In The Court of Appeals

The State,        Respondent,


Reginald Wheeler,        Appellant.

Appeal From Aiken County
Rodney A. Peeples, Circuit Court Judge

Unpublished Opinion No. 2003-UP-631
Submitted September 9, 2003 – Filed October 22, 2003


Assistant Appellate Defender Robert M. Pachak, of Columbia, for Appellant.

Attorney General Henry Dargan McMaster, Chief Deputy Attorney General John W. McIntosh, Assistant Deputy Attorney General Charles H. Richardson, Senior Assistant Attorney General Norman Mark Rapoport, all of Columbia; and Solicitor Barbara R. Morgan, of Aiken, for Respondent.

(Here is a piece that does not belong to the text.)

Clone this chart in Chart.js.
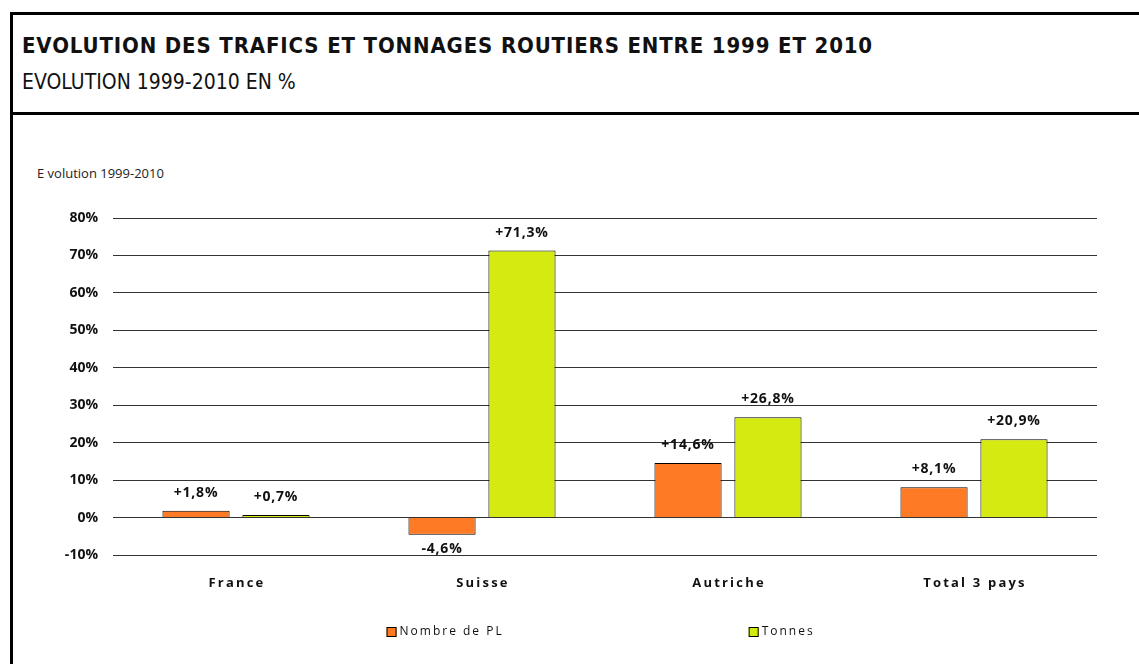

PER CURIAM:  Affirmed pursuant to Rule 220(b)(2), SCACR, and the following authorities:  State v. Spann, 279 S.C. 399, 402, 308 S.E.2d 518, 520 (1983) (holding upon a motion for a directed verdict, the trial judge is concerned with the existence of evidence and not its weight); State v. Thompson, 279 S.C. 405, 408, 308 S.E.2d 364, 366 (1983) (holding the circuit court must view the evidence in the light most favorable to the State); State v. Martin, 340 S.C. 597, 602, 533 S.E.2d 572, 574 (2000) (“The trial court has a duty to submit the case to the jury where the evidence is circumstantial, if there is substantial circumstantial evidence which reasonably tends to prove the guilt of the accused or from which his guilt may be fairly and logically deduced.”); State v. Walsh, 300 S.C. 427, 429, 388 S.E.2d 777, 779 (1988) (“[T]he elements which constitute the common law  offense of assault with intent to kill are (1) an unlawful attempt;  (2) to commit a violent injury;  (3) to the person of another;  (4) with malicious intent;  and (5) accompanied by the present ability to complete the act.”), overruled on other grounds by, State v. Easler, 327 S.C. 121, 131, 489 S.E.2d 617, 623 (1997); State v. Campbell, 287 S.C. 377, 379, 339 S.E.2d 109, 109 (1985) (“The implication of malice may arise from the use of a deadly weapon.”).


STILWELL, HOWARD, and KITTREDGE, JJ., concurring.    

[1] Because oral argument would not aid the Court in resolving any issue on appeal, we decide this case without oral argument pursuant to South Carolina Appellate Court Rules, Rule 215.